- _Data_
● ● ● ● ●

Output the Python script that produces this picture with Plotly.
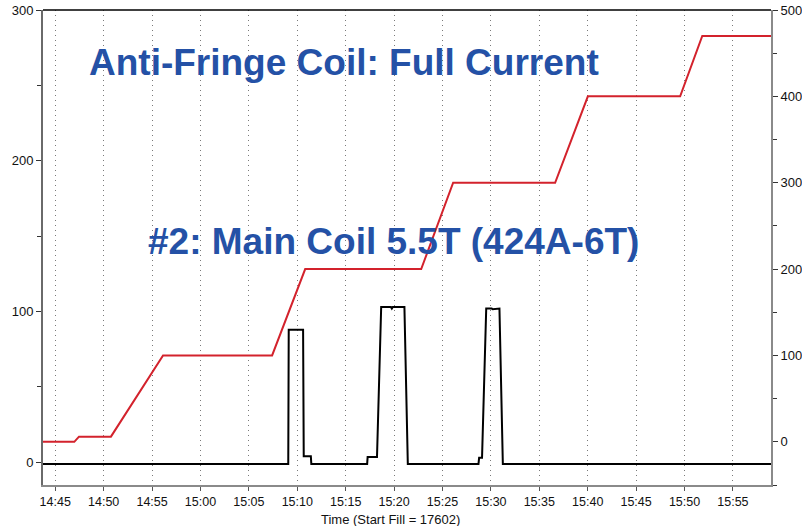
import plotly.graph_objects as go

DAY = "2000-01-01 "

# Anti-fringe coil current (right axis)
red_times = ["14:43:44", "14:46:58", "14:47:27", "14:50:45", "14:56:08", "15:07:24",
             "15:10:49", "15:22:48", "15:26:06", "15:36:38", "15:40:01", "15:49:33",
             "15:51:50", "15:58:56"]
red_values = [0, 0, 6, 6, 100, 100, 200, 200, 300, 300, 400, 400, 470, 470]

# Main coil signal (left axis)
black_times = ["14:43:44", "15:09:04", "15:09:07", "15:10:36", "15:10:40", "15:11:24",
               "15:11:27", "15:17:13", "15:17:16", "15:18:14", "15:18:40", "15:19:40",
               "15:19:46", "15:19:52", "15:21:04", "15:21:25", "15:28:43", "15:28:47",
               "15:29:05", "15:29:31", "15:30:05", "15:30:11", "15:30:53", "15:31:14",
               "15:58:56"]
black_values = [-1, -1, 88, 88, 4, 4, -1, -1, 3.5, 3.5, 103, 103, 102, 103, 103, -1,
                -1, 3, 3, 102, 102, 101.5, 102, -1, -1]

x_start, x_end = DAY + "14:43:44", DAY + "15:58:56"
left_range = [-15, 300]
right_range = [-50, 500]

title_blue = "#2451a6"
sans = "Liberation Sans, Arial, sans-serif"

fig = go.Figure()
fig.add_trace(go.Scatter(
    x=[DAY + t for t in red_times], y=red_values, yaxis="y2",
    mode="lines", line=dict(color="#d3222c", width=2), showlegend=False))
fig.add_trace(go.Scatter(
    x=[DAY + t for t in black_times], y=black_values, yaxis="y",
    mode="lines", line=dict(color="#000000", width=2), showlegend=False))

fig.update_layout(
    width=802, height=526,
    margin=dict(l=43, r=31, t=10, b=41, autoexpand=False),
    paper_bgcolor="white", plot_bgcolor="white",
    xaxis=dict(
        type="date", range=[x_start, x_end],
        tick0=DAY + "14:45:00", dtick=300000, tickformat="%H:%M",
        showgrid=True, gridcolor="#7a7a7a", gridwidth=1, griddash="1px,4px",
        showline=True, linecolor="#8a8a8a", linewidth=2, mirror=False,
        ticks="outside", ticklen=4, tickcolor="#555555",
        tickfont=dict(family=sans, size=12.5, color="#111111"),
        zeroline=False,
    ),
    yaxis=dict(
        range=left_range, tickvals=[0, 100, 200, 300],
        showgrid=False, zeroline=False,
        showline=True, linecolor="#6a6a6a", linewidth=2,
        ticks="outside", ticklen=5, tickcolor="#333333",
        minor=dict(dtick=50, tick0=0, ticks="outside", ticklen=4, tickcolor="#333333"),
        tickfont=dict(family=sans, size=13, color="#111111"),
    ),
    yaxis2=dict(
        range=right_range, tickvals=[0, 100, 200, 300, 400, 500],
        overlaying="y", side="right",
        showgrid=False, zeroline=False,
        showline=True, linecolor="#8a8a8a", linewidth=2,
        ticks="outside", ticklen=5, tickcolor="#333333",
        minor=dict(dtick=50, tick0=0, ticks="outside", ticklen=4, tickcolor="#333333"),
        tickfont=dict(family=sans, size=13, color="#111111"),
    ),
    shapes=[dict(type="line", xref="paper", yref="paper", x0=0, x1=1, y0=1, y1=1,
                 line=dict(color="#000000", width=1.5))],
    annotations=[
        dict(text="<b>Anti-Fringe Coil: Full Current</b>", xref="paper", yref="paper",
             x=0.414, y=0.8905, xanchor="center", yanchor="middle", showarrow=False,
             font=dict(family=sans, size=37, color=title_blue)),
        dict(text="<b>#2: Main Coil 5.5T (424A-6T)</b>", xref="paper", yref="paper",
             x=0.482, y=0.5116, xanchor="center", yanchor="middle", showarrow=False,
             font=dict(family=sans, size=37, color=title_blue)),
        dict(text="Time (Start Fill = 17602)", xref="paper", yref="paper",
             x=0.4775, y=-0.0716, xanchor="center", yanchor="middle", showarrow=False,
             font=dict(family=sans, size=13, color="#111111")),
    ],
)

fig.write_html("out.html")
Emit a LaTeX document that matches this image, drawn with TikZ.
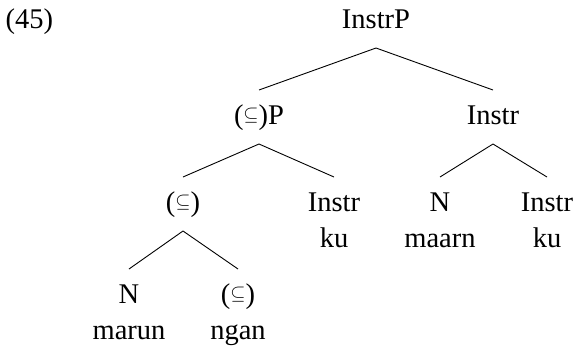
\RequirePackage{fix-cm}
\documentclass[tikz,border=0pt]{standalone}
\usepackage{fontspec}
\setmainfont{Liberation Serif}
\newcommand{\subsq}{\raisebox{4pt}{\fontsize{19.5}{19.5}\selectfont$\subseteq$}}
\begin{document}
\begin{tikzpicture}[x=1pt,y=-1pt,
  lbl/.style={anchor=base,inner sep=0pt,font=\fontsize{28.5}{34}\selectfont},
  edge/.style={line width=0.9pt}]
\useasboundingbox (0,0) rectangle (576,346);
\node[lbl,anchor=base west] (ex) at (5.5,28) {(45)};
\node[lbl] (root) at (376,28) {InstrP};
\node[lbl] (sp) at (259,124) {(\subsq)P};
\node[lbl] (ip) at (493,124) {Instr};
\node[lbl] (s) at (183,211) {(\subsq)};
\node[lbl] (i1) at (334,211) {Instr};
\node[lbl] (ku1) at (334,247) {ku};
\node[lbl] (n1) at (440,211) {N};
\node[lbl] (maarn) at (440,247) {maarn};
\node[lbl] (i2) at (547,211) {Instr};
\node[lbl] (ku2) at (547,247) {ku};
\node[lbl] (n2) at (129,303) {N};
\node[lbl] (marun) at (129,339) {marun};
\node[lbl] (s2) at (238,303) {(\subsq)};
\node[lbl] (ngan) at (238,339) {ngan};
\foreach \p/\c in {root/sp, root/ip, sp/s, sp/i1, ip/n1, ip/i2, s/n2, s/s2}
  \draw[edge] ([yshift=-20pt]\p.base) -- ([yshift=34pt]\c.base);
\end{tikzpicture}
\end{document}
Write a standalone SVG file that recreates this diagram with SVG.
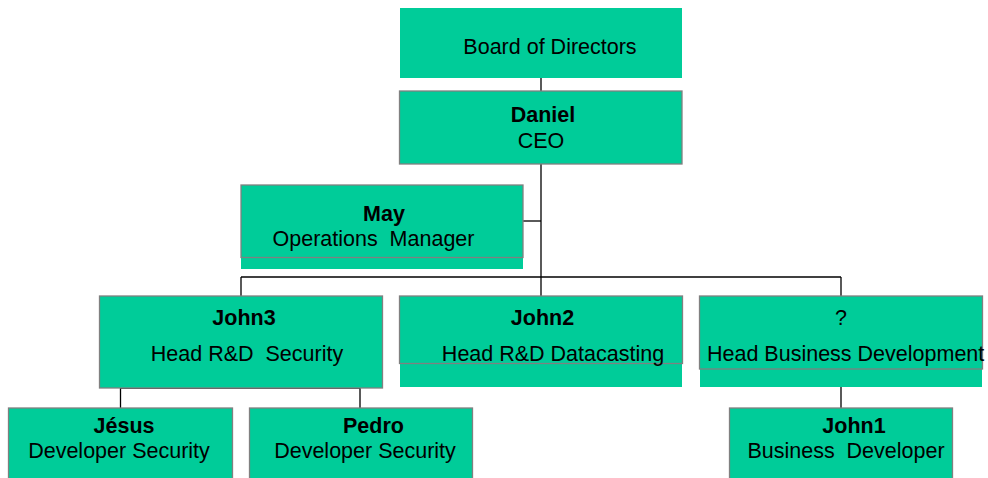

● ● ● ● ●

- _Task details_
Leave out all images, then reproduce the entries above exactly.

- _Reply_
Output the Python script that produces this picture with Plotly.
import plotly.graph_objects as go

DAY = "2000-01-01 "

# Anti-fringe coil current (right axis)
red_times = ["14:43:44", "14:46:58", "14:47:27", "14:50:45", "14:56:08", "15:07:24",
             "15:10:49", "15:22:48", "15:26:06", "15:36:38", "15:40:01", "15:49:33",
             "15:51:50", "15:58:56"]
red_values = [0, 0, 6, 6, 100, 100, 200, 200, 300, 300, 400, 400, 470, 470]

# Main coil signal (left axis)
black_times = ["14:43:44", "15:09:04", "15:09:07", "15:10:36", "15:10:40", "15:11:24",
               "15:11:27", "15:17:13", "15:17:16", "15:18:14", "15:18:40", "15:19:40",
               "15:19:46", "15:19:52", "15:21:04", "15:21:25", "15:28:43", "15:28:47",
               "15:29:05", "15:29:31", "15:30:05", "15:30:11", "15:30:53", "15:31:14",
               "15:58:56"]
black_values = [-1, -1, 88, 88, 4, 4, -1, -1, 3.5, 3.5, 103, 103, 102, 103, 103, -1,
                -1, 3, 3, 102, 102, 101.5, 102, -1, -1]

x_start, x_end = DAY + "14:43:44", DAY + "15:58:56"
left_range = [-15, 300]
right_range = [-50, 500]

title_blue = "#2451a6"
sans = "Liberation Sans, Arial, sans-serif"

fig = go.Figure()
fig.add_trace(go.Scatter(
    x=[DAY + t for t in red_times], y=red_values, yaxis="y2",
    mode="lines", line=dict(color="#d3222c", width=2), showlegend=False))
fig.add_trace(go.Scatter(
    x=[DAY + t for t in black_times], y=black_values, yaxis="y",
    mode="lines", line=dict(color="#000000", width=2), showlegend=False))

fig.update_layout(
    width=802, height=526,
    margin=dict(l=43, r=31, t=10, b=41, autoexpand=False),
    paper_bgcolor="white", plot_bgcolor="white",
    xaxis=dict(
        type="date", range=[x_start, x_end],
        tick0=DAY + "14:45:00", dtick=300000, tickformat="%H:%M",
        showgrid=True, gridcolor="#7a7a7a", gridwidth=1, griddash="1px,4px",
        showline=True, linecolor="#8a8a8a", linewidth=2, mirror=False,
        ticks="outside", ticklen=4, tickcolor="#555555",
        tickfont=dict(family=sans, size=12.5, color="#111111"),
        zeroline=False,
    ),
    yaxis=dict(
        range=left_range, tickvals=[0, 100, 200, 300],
        showgrid=False, zeroline=False,
        showline=True, linecolor="#6a6a6a", linewidth=2,
        ticks="outside", ticklen=5, tickcolor="#333333",
        minor=dict(dtick=50, tick0=0, ticks="outside", ticklen=4, tickcolor="#333333"),
        tickfont=dict(family=sans, size=13, color="#111111"),
    ),
    yaxis2=dict(
        range=right_range, tickvals=[0, 100, 200, 300, 400, 500],
        overlaying="y", side="right",
        showgrid=False, zeroline=False,
        showline=True, linecolor="#8a8a8a", linewidth=2,
        ticks="outside", ticklen=5, tickcolor="#333333",
        minor=dict(dtick=50, tick0=0, ticks="outside", ticklen=4, tickcolor="#333333"),
        tickfont=dict(family=sans, size=13, color="#111111"),
    ),
    shapes=[dict(type="line", xref="paper", yref="paper", x0=0, x1=1, y0=1, y1=1,
                 line=dict(color="#000000", width=1.5))],
    annotations=[
        dict(text="<b>Anti-Fringe Coil: Full Current</b>", xref="paper", yref="paper",
             x=0.414, y=0.8905, xanchor="center", yanchor="middle", showarrow=False,
             font=dict(family=sans, size=37, color=title_blue)),
        dict(text="<b>#2: Main Coil 5.5T (424A-6T)</b>", xref="paper", yref="paper",
             x=0.482, y=0.5116, xanchor="center", yanchor="middle", showarrow=False,
             font=dict(family=sans, size=37, color=title_blue)),
        dict(text="Time (Start Fill = 17602)", xref="paper", yref="paper",
             x=0.4775, y=-0.0716, xanchor="center", yanchor="middle", showarrow=False,
             font=dict(family=sans, size=13, color="#111111")),
    ],
)

fig.write_html("out.html")
Emit a LaTeX document that matches this image, drawn with TikZ.
\RequirePackage{fix-cm}
\documentclass[tikz,border=0pt]{standalone}
\usepackage{fontspec}
\setmainfont{Liberation Serif}
\newcommand{\subsq}{\raisebox{4pt}{\fontsize{19.5}{19.5}\selectfont$\subseteq$}}
\begin{document}
\begin{tikzpicture}[x=1pt,y=-1pt,
  lbl/.style={anchor=base,inner sep=0pt,font=\fontsize{28.5}{34}\selectfont},
  edge/.style={line width=0.9pt}]
\useasboundingbox (0,0) rectangle (576,346);
\node[lbl,anchor=base west] (ex) at (5.5,28) {(45)};
\node[lbl] (root) at (376,28) {InstrP};
\node[lbl] (sp) at (259,124) {(\subsq)P};
\node[lbl] (ip) at (493,124) {Instr};
\node[lbl] (s) at (183,211) {(\subsq)};
\node[lbl] (i1) at (334,211) {Instr};
\node[lbl] (ku1) at (334,247) {ku};
\node[lbl] (n1) at (440,211) {N};
\node[lbl] (maarn) at (440,247) {maarn};
\node[lbl] (i2) at (547,211) {Instr};
\node[lbl] (ku2) at (547,247) {ku};
\node[lbl] (n2) at (129,303) {N};
\node[lbl] (marun) at (129,339) {marun};
\node[lbl] (s2) at (238,303) {(\subsq)};
\node[lbl] (ngan) at (238,339) {ngan};
\foreach \p/\c in {root/sp, root/ip, sp/s, sp/i1, ip/n1, ip/i2, s/n2, s/s2}
  \draw[edge] ([yshift=-20pt]\p.base) -- ([yshift=34pt]\c.base);
\end{tikzpicture}
\end{document}
Write a standalone SVG file that recreates this diagram with SVG.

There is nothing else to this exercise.